I don't mind at all, Terra, in fact I'm very flattered. The sharing of our ideas is why we are all here and its what makes our wierd little community so special. I'm glad that you took the time to explain the build/weathering process in such great detail. I'm looking forward to seeing your set-up when the "big day" rolls around! 
Be well,


----------



## Mistress of the Abyss (Sep 21, 2007)

I am in total awe over your work. You have quite a dark gift............LOVE IT!!


----------



## LadyAlthea (Sep 11, 2008)

very good! i really like the look of the added moss to the stones.


----------



## GrimmLeeFeindish (Aug 30, 2007)

Thanks for the tut. I love the PVC candles, that really adds alot of atmosphere. What size pvc is that? 1 inch?


----------



## thud (Jan 22, 2008)

Great job! I spent last night covered in blue foam shavings as I'm making a sign with a recessed background. Shaving it down by hand with a rasp and large grit sandpaper block isn't as much fun as one would think. *heh* I really need to get my hands on some of those dremel attachments.


----------



## Terra (Sep 23, 2007)

A combination of 3-inch, 2-inch and 1 1/2 inch PVC pipes. I made a tutorial of them here: Halloween Forum - Terra's Album: Outdoor flicker lights


----------



## Terra (Sep 23, 2007)

thud said:


> Great job! I spent last night covered in blue foam shavings as I'm making a sign with a recessed background. Shaving it down by hand with a rasp and large grit sandpaper block isn't as much fun as one would think. *heh* I really need to get my hands on some of those dremel attachments.
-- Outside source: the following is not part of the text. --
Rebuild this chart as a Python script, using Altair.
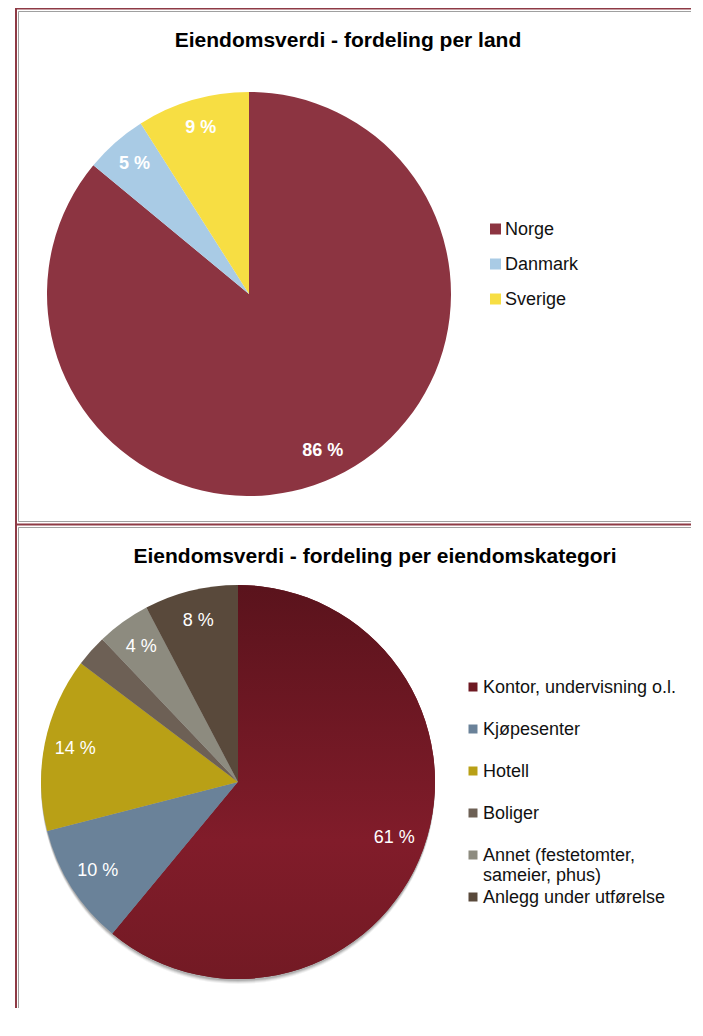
import altair as alt
import pandas as pd

FONT = "Liberation Sans"

# ---------------- data ----------------
title_land = "Eiendomsverdi - fordeling per land"
land_categories = ["Norge", "Danmark", "Sverige"]
land_values = [86, 5, 9]
land_labels = ["86 %", "5 %", "9 %"]
land_colors = ["#8C3441", "#A9CBE5", "#F7DE43"]

title_kat = "Eiendomsverdi - fordeling per eiendomskategori"
kat_categories = ["Kontor, undervisning o.l.", "Kjøpesenter", "Hotell", "Boliger",
                  "Annet (festetomter,\nsameier, phus)", "Anlegg under utførelse"]
kat_values = [61, 10, 14.3, 2.6, 4.4, 7.7]
kat_labels = ["61 %", "10 %", "14 %", "", "4 %", "8 %"]
kat_colors = ["#6E1922", "#6A8299", "#B9A016", "#6D6055", "#8D8B7F", "#59493B"]

land_df = pd.DataFrame({"cat": land_categories, "value": land_values,
                        "label": land_labels, "color": land_colors,
                        "idx": list(range(len(land_categories)))})
kat_df = pd.DataFrame({"cat": kat_categories, "value": kat_values,
                       "label": kat_labels, "color": kat_colors,
                       "idx": list(range(len(kat_categories)))})
one = pd.DataFrame({"k": [0]})

W, H = 683, 1000


def pie(df, cx, cy, r, lr, weight, gradient=None, shadow=False):
    base = alt.Chart(df).encode(
        theta=alt.Theta("value:Q", stack=True),
        order=alt.Order("idx:Q"),
        x=alt.value(cx), y=alt.value(cy),
    )
    layers = []
    if shadow:
        for dy, op in [(2, 0.12), (3, 0.10), (4, 0.07), (5, 0.05)]:
            layers.append(
                alt.Chart(one).mark_arc(outerRadius=r, theta=0, theta2=6.2832,
                                        color="#000000", opacity=op)
                .encode(x=alt.value(cx), y=alt.value(cy + dy))
            )
    layers.append(base.mark_arc(outerRadius=r).encode(color=alt.Color("color:N", scale=None)))
    if gradient is not None:
        layers.append(
            base.mark_arc(outerRadius=r, fill=gradient).encode(
                fillOpacity=alt.when(alt.datum.idx == 0).then(alt.value(1)).otherwise(alt.value(0))
            )
        )
    layers.append(
        base.mark_text(radius=lr, font=FONT, fontSize=18, fontWeight=weight, color="white")
        .encode(text="label:N")
    )
    return alt.layer(*layers)


kontor_grad = alt.LinearGradient(
    gradient="linear",
    stops=[alt.GradientStop(color="#5A131C", offset=0),
           alt.GradientStop(color="#811C2A", offset=0.65),
           alt.GradientStop(color="#731A24", offset=1)],
    x1=0, x2=0, y1=0, y2=1,
)

pie1 = pie(land_df, 241, 286, 202, 173, "bold")
pie2 = pie(kat_df, 230, 774, 197, 166, "normal", gradient=kontor_grad, shadow=True)


def legend(df, x_sq, x_tx, y0, step, size):
    b = alt.Chart(df).transform_calculate(py=f"{y0} + datum.idx * {step}")
    sq = b.mark_square(size=size, opacity=1).encode(
        x=alt.value(x_sq), y=alt.Y("py:Q", scale=None), color=alt.Color("color:N", scale=None))
    tx = b.mark_text(align="left", baseline="top", dy=-8, font=FONT, fontSize=18,
                     lineBreak="\n", lineHeight=20, color="#111111").encode(
        x=alt.value(x_tx), y=alt.Y("py:Q", scale=None), text="cat:N")
    return alt.layer(sq, tx)


leg1 = legend(land_df, 487.5, 497, 221, 35, 121)
leg2 = legend(kat_df, 465, 475, 679, 42, 81)


def title(t, x, y):
    return alt.Chart(pd.DataFrame({"t": [t]})).mark_text(
        font=FONT, fontSize=21, fontWeight="bold", color="#000000", align="center", baseline="middle"
    ).encode(x=alt.value(x), y=alt.value(y), text="t:N")


def hline(x1, x2, y, color, sw):
    return alt.Chart(one).mark_rule(color=color, strokeWidth=sw).encode(
        x=alt.value(x1), x2=alt.value(x2), y=alt.value(y), y2=alt.value(y))


def vline(x, y1, y2, color, sw):
    return alt.Chart(one).mark_rule(color=color, strokeWidth=sw).encode(
        x=alt.value(x), x2=alt.value(x), y=alt.value(y1), y2=alt.value(y2))


RED = "#8E3A45"
GREY = "#A0A0A0"
borders = [
    hline(7, W, 0.5, RED, 2),
    hline(10.5, W, 3.5, GREY, 1),
    vline(8, 0, H, RED, 2),
    vline(10.5, 3.5, 513.5, GREY, 1),
    hline(10.5, W, 513.5, GREY, 1),
    hline(7, W, 516.5, RED, 2),
    hline(10.5, W, 519.5, GREY, 1),
    vline(10.5, 519.5, H, GREY, 1),
]

chart = alt.layer(
    *borders,
    title(title_land, 340, 33),
    title(title_kat, 367, 549),
    pie1, pie2, leg1, leg2,
).resolve_scale(theta="independent").properties(
    width=W, height=H, padding=0, autosize=alt.AutoSizeParams(type="none")
).configure_view(stroke=None)

chart.save("out.html", embed_options={"renderer": "svg", "actions": False})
LOL! I'm with you. After I was done with the rasp and Dremel, I still had a pile of shavings a foot high!


----------



## Dragonomine (Sep 28, 2008)

That's amazing!! It's on my list of things to do for next year!


----------



## LilsheDevil (Aug 30, 2005)

Boy Terra,I am going to be a very busy woman next year...lol,thanks for Tutorials! Great work


----------



## REV (Oct 26, 2007)

Terra, those are great! Thanks for the tutorial... Gonne have to try them out for myself!! Keep up the excelent work!


----------



## stev1955 (Sep 26, 2008)

I always wanted to make my own tombstones....great step by step instructions, thanx.


----------



## Hallowennie315 (Oct 9, 2008)

WOW! These tombstones are really great! Do you think your also going to put a tutorial about how to make those stunning candles? Thanks and I LOVE all your work!


----------



## Terra (Sep 23, 2007)

Thank you  Here's a link to the candle tutorial: Halloween Forum - Terra's Album: Outdoor flicker lights


----------



## Hallowennie315 (Oct 9, 2008)

Thank you Terra! Actually, right after I posted, I looked at your albums and found them. Thank you so much for responding, though. I love all of your work!


----------